Have you ever talked with a loved one after their death? I have, and it changed the course of my spiritual life. Find out how a Nobel Laureate views my experience as we explored the issue of love and the afterlife during our first date.
Our meeting was a lovely coincidence. We had chatted on a cross-country flight, exchanged business cards, and agreed to meet for dinner in our destination city.
An hour before dinner, I googled my date. That’s how I learned of his nobel prize win. The fact that he hadn’t mentioned it was endearing.
How many of us get the chance to talk with a modern-day Einstein over dinner? I planned to ask him my most burning questions about the universe that night. He kept guiding the conversation back to me and what made me tick.
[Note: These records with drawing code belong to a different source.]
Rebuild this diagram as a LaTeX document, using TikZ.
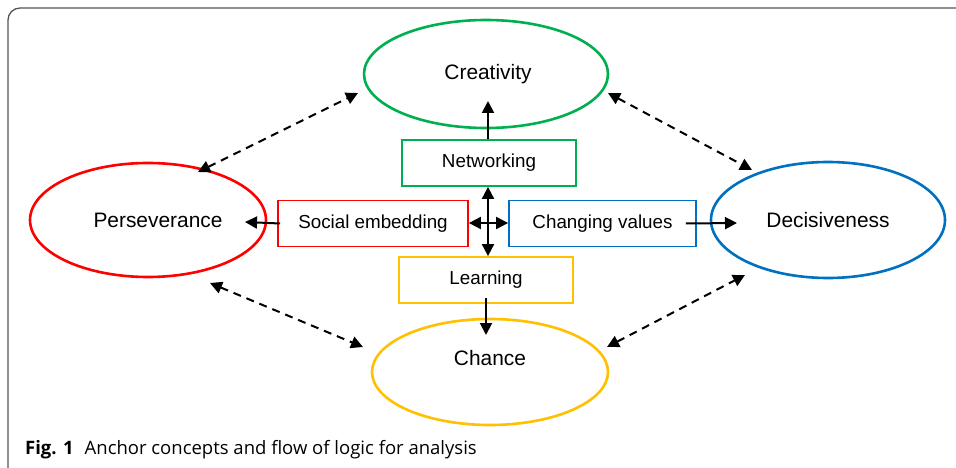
\documentclass[tikz,border=0pt]{standalone}
\usepackage{fontspec}
\setmainfont{Liberation Sans}
\newfontfamily\capfont{Open Sans}
\usetikzlibrary{shapes.geometric,arrows.meta}
\definecolor{cgreen}{HTML}{00B050}
\definecolor{cred}{HTML}{FF0000}
\definecolor{cblue}{HTML}{0070C0}
\definecolor{cyellow}{HTML}{FFC000}
\definecolor{frame}{HTML}{555555}
\begin{document}
\begin{tikzpicture}[x=1pt,y=-1pt,
  ell/.style={ellipse,draw,line width=2.6pt,inner sep=0pt},
  box/.style={draw,line width=1.8pt,minimum height=46pt,inner sep=0pt,font=\fontsize{18.8}{22}\selectfont},
  lab/.style={font=\fontsize{20.9}{24}\selectfont,inner sep=0pt},
  arr/.style={line width=2pt,-{Triangle[length=12pt,width=12pt]}},
  darr/.style={line width=2pt,dash pattern=on 8pt off 6pt,{Triangle[length=12pt,width=12pt]}-{Triangle[length=12pt,width=12pt]}}]
\useasboundingbox (0,0) rectangle (956,468);
\fill[white] (0,0) rectangle (956,468);
% frame
\draw[frame,line width=1.3pt,rounded corners=12pt] (970,8) -- (8,8) -- (8,480) -- (40,480);

% ellipses
\node[ell,draw=cgreen,minimum width=244pt,minimum height=108pt] (cre) at (486,74) {};
\node[ell,draw=cred,minimum width=236pt,minimum height=114pt] (per) at (148,220) {};
\node[ell,draw=cblue,minimum width=234pt,minimum height=116pt] (dec) at (828,220) {};
\node[ell,draw=cyellow,minimum width=236pt,minimum height=106pt] (cha) at (490,372) {};

\node[lab] (tcre) at (488,74) {Creativity};
\node[lab] (tper) at (158,220) {Perseverance};
\node[lab] (tdec) at (828,220) {Decisiveness};
\node[lab] (tcha) at (490,358) {Chance};

% boxes
\node[box,draw=cgreen,minimum width=174pt] (net) at (489,163) {Networking};
\node[box,draw=cred,minimum width=190pt] (soc) at (373,223.5) {Social embedding};
\node[box,draw=cblue,minimum width=187pt] (chg) at (602.5,223.5) {Changing values};
\node[box,draw=cyellow,minimum width=174pt] (lea) at (486,280) {Learning};

% centre cross
\coordinate (c) at (488,223);
\draw[arr] (c) -- (c |- net.south);
\draw[arr] (c) -- (c |- lea.north);
\draw[arr] (c) -- (c -| soc.east);
\draw[arr] (c) -- (c -| chg.west);

% box to ellipse arrows
\coordinate (tipcre) at (488,101);
\coordinate (tipper) at (245,222);
\coordinate (tipdec) at (737,223);
\coordinate (tipcha) at (486,335);
\draw[arr] (net.north -| c) -- (tipcre);
\draw[arr] ([xshift=3pt]soc.west) -- (tipper);
\draw[arr] ([xshift=-11pt]chg.east) -- (tipdec);
\draw[arr] ([yshift=6pt]lea.south) -- (tipcha);

% dashed links
\coordinate (pc1) at (198,172);
\coordinate (pc2) at (358,93);
\coordinate (cd1) at (608,93);
\coordinate (cd2) at (752,170);
\coordinate (ph1) at (210,283);
\coordinate (ph2) at (363,347);
\coordinate (hd1) at (607,347);
\coordinate (hd2) at (745,275);
\draw[darr] (pc1) -- (pc2);
\draw[darr] (cd1) -- (cd2);
\draw[darr] (ph1) -- (ph2);
\draw[darr] (hd1) -- (hd2);

% caption
\node[anchor=base west,inner sep=0pt,font=\capfont\fontsize{18.5}{22}\selectfont] (cap) at (25,454)
  {\textbf{Fig. 1}\hspace{11pt}Anchor concepts and flow of logic for analysis};
\end{tikzpicture}
\end{document}
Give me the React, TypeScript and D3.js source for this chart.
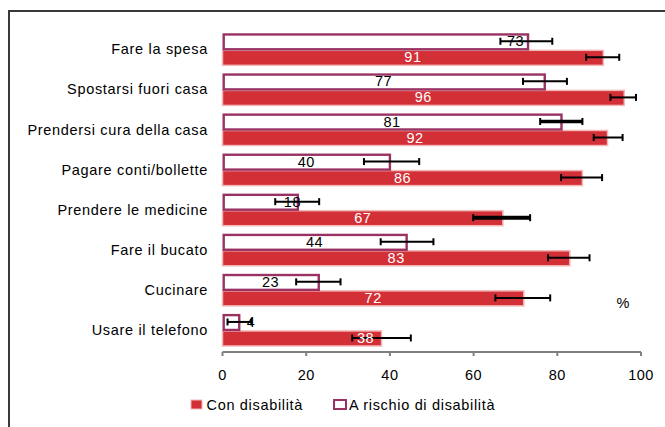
import React from "react";
import * as d3 from "d3";

const categories = [
  "Fare la spesa",
  "Spostarsi fuori casa",
  "Prendersi cura della casa",
  "Pagare conti/bollette",
  "Prendere le medicine",
  "Fare il bucato",
  "Cucinare",
  "Usare il telefono",
];

// "A rischio di disabilità" (outline bars)
const riskValues = [73, 77, 81, 40, 18, 44, 23, 4];
const riskLow = [66.4, 71.8, 75.9, 33.8, 12.6, 37.8, 17.6, 1.2];
const riskHigh = [78.8, 82.3, 86, 47, 23.1, 50.4, 28.2, 6.9];

// "Con disabilità" (red bars)
const disValues = [91, 96, 92, 86, 67, 83, 72, 38];
const disLow = [86.9, 92.7, 88.7, 80.9, 59.9, 77.8, 65.2, 31];
const disHigh = [94.8, 98.8, 95.6, 90.7, 73.5, 87.7, 78.3, 45];

const xTicks = [0, 20, 40, 60, 80, 100];
const seriesNames = ["Con disabilità", "A rischio di disabilità"];

// layout tweaks: some value labels sit off-centre in the original
const riskLabelAt: Record<number, number> = { 0: 70, 4: 16.7, 7: 6.8 };
const disLabelAt: Record<number, number> = { 7: 34.2 };
const riskErrWidth: Record<number, number> = { 2: 3.5 };
const disErrWidth: Record<number, number> = { 4: 4 };

const RED = "#d32f36";
const RED_EDGE = "#f2b8b8";
const PURPLE = "#993262";
const FONT = "'Liberation Sans', Arial, sans-serif";
const FS = 14.5;
const LS = 0.5;
const CAT_LS = 0.68;

export default function App() {
  const x = d3.scaleLinear().domain([0, 100]).range([222.5, 641]);
  const y = d3
    .scaleBand<string>()
    .domain(categories)
    .range([29.25, 350])
    .paddingInner(0.2)
    .paddingOuter(0.1);
  const bw = y.bandwidth();
  const half = bw / 2;
  const axisY = 352;

  const errBar = (lo: number, hi: number, cy: number, w: number, key: string) => (
    <g key={key} stroke="#000" strokeWidth={w}>
      <line x1={x(lo)} x2={x(hi)} y1={cy} y2={cy} />
      <line x1={x(lo)} x2={x(lo)} y1={cy - 3.5} y2={cy + 3.5} strokeWidth={2} />
      <line x1={x(hi)} x2={x(hi)} y1={cy - 3.5} y2={cy + 3.5} strokeWidth={2} />
    </g>
  );

  return (
    <svg
      width={665}
      height={427}
      style={{ position: "absolute", left: 0, top: 0, background: "#fff" }}
      fontFamily={FONT}
    >
      <rect x={0} y={0} width={665} height={427} fill="#fff" />
      {/* frame */}
      <rect x={9} y={11} width={700} height={500} fill="none" stroke="#3a3a3a" strokeWidth={2} />

      {categories.map((c, i) => {
        const top = y(c)!;
        const riskY = top;
        const disY = top + half;
        const rcy = riskY + half / 2;
        const dcy = disY + half / 2;
        const rLab = riskLabelAt[i] !== undefined ? x(riskLabelAt[i]) : (x(0) + x(riskValues[i])) / 2;
        const dLab = disLabelAt[i] !== undefined ? x(disLabelAt[i]) : (x(0) + x(disValues[i])) / 2;
        return (
          <g key={c}>
            <text
              x={208}
              y={top + half + FS * 0.35}
              textAnchor="end"
              fontSize={FS}
              letterSpacing={CAT_LS}
              fill="#000"
            >
              {c}
            </text>
            {/* red bar */}
            <rect
              x={x(0)}
              y={disY + 1}
              width={x(disValues[i]) - x(0)}
              height={half - 1}
              fill={RED}
              stroke={RED_EDGE}
              strokeWidth={1.5}
            />
            {/* outline bar */}
            <rect
              x={x(0) + 1.2}
              y={riskY + 1.2}
              width={x(riskValues[i]) - x(0) - 1.2}
              height={half - 1.2}
              fill="#fff"
              stroke={PURPLE}
              strokeWidth={2.4}
            />
            {errBar(riskLow[i], riskHigh[i], rcy, riskErrWidth[i] ?? 2, "re" + i)}
            {errBar(disLow[i], disHigh[i], dcy, disErrWidth[i] ?? 2, "de" + i)}
            <text
              x={rLab}
              y={rcy + FS * 0.35}
              textAnchor="middle"
              fontSize={FS}
              letterSpacing={LS}
              fill="#000"
            >
              {riskValues[i]}
            </text>
            <text
              x={dLab}
              y={dcy + FS * 0.35}
              textAnchor="middle"
              fontSize={FS}
              letterSpacing={LS}
              fill="#fff"
            >
              {disValues[i]}
            </text>
          </g>
        );
      })}

      {/* x axis */}
      <line x1={x(0)} x2={x(100)} y1={axisY} y2={axisY} stroke="#808080" strokeWidth={2} />
      {xTicks.map((t) => (
        <g key={t}>
          <line x1={x(t)} x2={x(t)} y1={axisY} y2={axisY + 4} stroke="#808080" strokeWidth={2} />
          <text
            x={x(t)}
            y={375 + FS * 0.35}
            textAnchor="middle"
            fontSize={FS}
            letterSpacing={LS}
            fill="#000"
          >
            {t}
          </text>
        </g>
      ))}

      <text x={623} y={303 + FS * 0.35} textAnchor="middle" fontSize={FS} fill="#000">
        %
      </text>

      {/* legend */}
      <rect x={191} y={400} width={11} height={9} fill={RED} stroke={RED_EDGE} strokeWidth={1} />
      <text x={206.5} y={404.5 + FS * 0.35} fontSize={FS} letterSpacing={CAT_LS} fill="#000">
        {seriesNames[0]}
      </text>
      <rect x={334} y={400} width={12} height={9} fill="#fff" stroke={PURPLE} strokeWidth={2} />
      <text x={349} y={404.5 + FS * 0.35} fontSize={FS} letterSpacing={CAT_LS} fill="#000">
        {seriesNames[1]}
      </text>
    </svg>
  );
}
When he asked me to tell him about a big turning point of my life, I mentioned the first thing that came to mind. I told him how I woke up in my freezing dorm room one night, a few decades earlier, and I saw my grandmother sitting in her rocking chair, smiling at me. She was the first person I’d loved and lost. I was deeply grieving her death when she appeared in my dorm room.
Startled yet delighted, I’d asked her the first question that came to mind. “Is there a God?”
“God is the spirit of perfection inside each of us,” she said softly.
I told my date that this was shocking news from a devout Catholic woman who had attended mass each morning of her adult life. I got out of my bed to give her a hug. And she vanished.
“How did you feel about it?” my date asked.
“Comforted. Inspired. She changed the course of my spiritual life that night,” I said.
“That’s why you conjured her,” he said, his weighty insight floating on the light wings of his voice and smile.
I balked at the idea. I told him that I didn’t know how to conjure her. At age 20, I’d never even heard the notion of the divine spark being present in each of us. I’d been trained as a Catholic to see God as out there, instead of inside each of us. This was a revolutionary idea I knew nothing about. So how could I conjure her to say this, unless it came from our collective consciousness?
He said he was glad I knew about the collective consciousness.
I said that because of my recent study of the Native American culture in New Mexico, I’d started to wonder if god were a shape shifter who had come to me in the shape of my beloved grandmother to ease my grief over her death. And open my eyes to a new way of seeing love and the afterlife.
“That’s why you conjured her,” he said with tender persistence.
I asked if he meant that energy can’t be created or destroyed, it only changes form? And we can summon the loving energy that survives our physical death, even without knowing we have the power to do so?
He gave me a bashful smile and the same reply.
So that’s what I learned about love and the afterlife on our first date. Will there be a second date? That depends if we’re ever in the same city again. Will that be determined by the dating gods, or by whether one of us decides to make a call to meet again?